За последний месяц перед моими глазами прошло много врачей, вчера только облачившихся в военную форму и вступивших в ряды действующей армии. К сожалению, слишком часто результаты их работы не соответствуют затраченным усилиям. Очень сказывается скверная военносанитарная подготовка.
Большинство врачей, призванных из запаса, не умеет читать карту и ориентироваться на местности, не обладает, наконец, самыми элементарными командирскими навыками. Между тем в этой исключительно трудной войне врач не может быть только врачом. Этого слишком мало. Он должен быть организатором и командиром. Не лучше обстоит дело и с военно-санитарной подготовкой. Все слышали о принципах Пироговской сортировки, но редко кто из врачей в состоянии практически рассортировать пару десятков раненых. Все это плоды формализма. Учили студентов в медицинских институтах, учили врачей в институтах усовершенствования, проводили сборы, декадники, выезды в лагери и т. п. Однако и учащиеся, и учителя не очень верили в то, что военную науку им скоро придется применять на практике.
Сегодня бомбардировочная авиация противника проявляет большую активность. Было слышно, как бомбят Каневский мост; на обратном пути самолеты обстреляли нас из пулеметов. Обошлось, к счастью, без жертв.
Получен приказ – всем носить противогазы. Чехлы их немедленно заполнили всякой мелочью – ложками, носовыми платками, мылом, зубными щетками, курящие – табаком, а я – длинными иглами и шприцами для анестезии.

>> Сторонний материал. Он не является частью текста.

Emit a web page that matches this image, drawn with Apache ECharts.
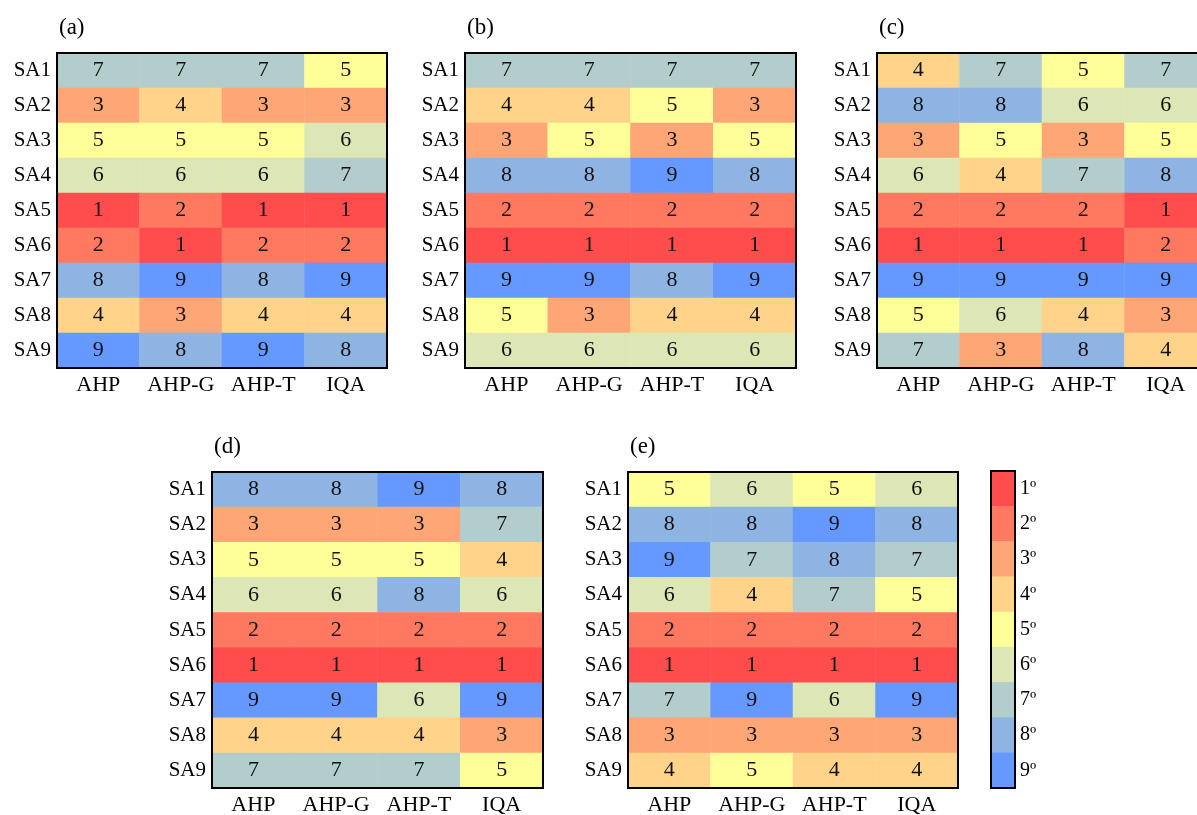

Военная обстановка по-прежнему не радует. Из штаба сообщают, что по всему фронту «противник не обнаружен». А между тем достоверно известно, что во многих местах просочились большие группы немецких танков. Кое-где видели немецкую мотопехоту на грузовиках и мотоциклистов. Противник, по-видимому, решил прижать нас к Днепру.
На ряде примеров убеждаюсь, что некоторые МСБ работают плохо, многие даже не производят окончательной остановки кровотечения и часто, не снимая жгута, отправляют раненых дальше в тыл.
Я стараюсь осмыслить это явление. Как же так случилось, что медсанбаты, которыми все мы еще совсем недавно так гордились, эти «хирургические фабрики» с огромными потенциальными возможностями, часто бездействуют или работают совсем мало. Где здесь «собака зарыта»? По-видимому, надо прежде всего трезво учитывать особенности нынешнего этапа войны. Совершенно ясно, что под натиском успешно продвигающихся вражеских танков невозможно развертывать в медсанбатах большую хирургию. Приходится приноравливаться к обстановке, делать главным образом то, что поможет раненым добраться до тыловых учреждений. Значит, прежде всего борьба с шоком, остановка кровотечения, борьба с удушьем, транспортная иммобилизация при переломах и обезболивание. О лечении нетранспортабельных на месте сейчас в наших условиях нельзя и мечтать. Стабилизируется хоть немного фронт – и хирургическая деятельность расширяется. Двинулся противник вперед – и хирургическая работа вновь сократилась до минимума. Это, так сказать, «законное» влияние боевой обстановки на хирургическую деятельность в передовой зоне действующей армии. Однако иногда ощущается и «неправомерное» влияние обстановки на чувство врачебного долга. Вот и приходится не только учить, но и требовать от некоторых врачей добросовестного выполнения своих обязанностей. Слава богу, что таких случаев немного.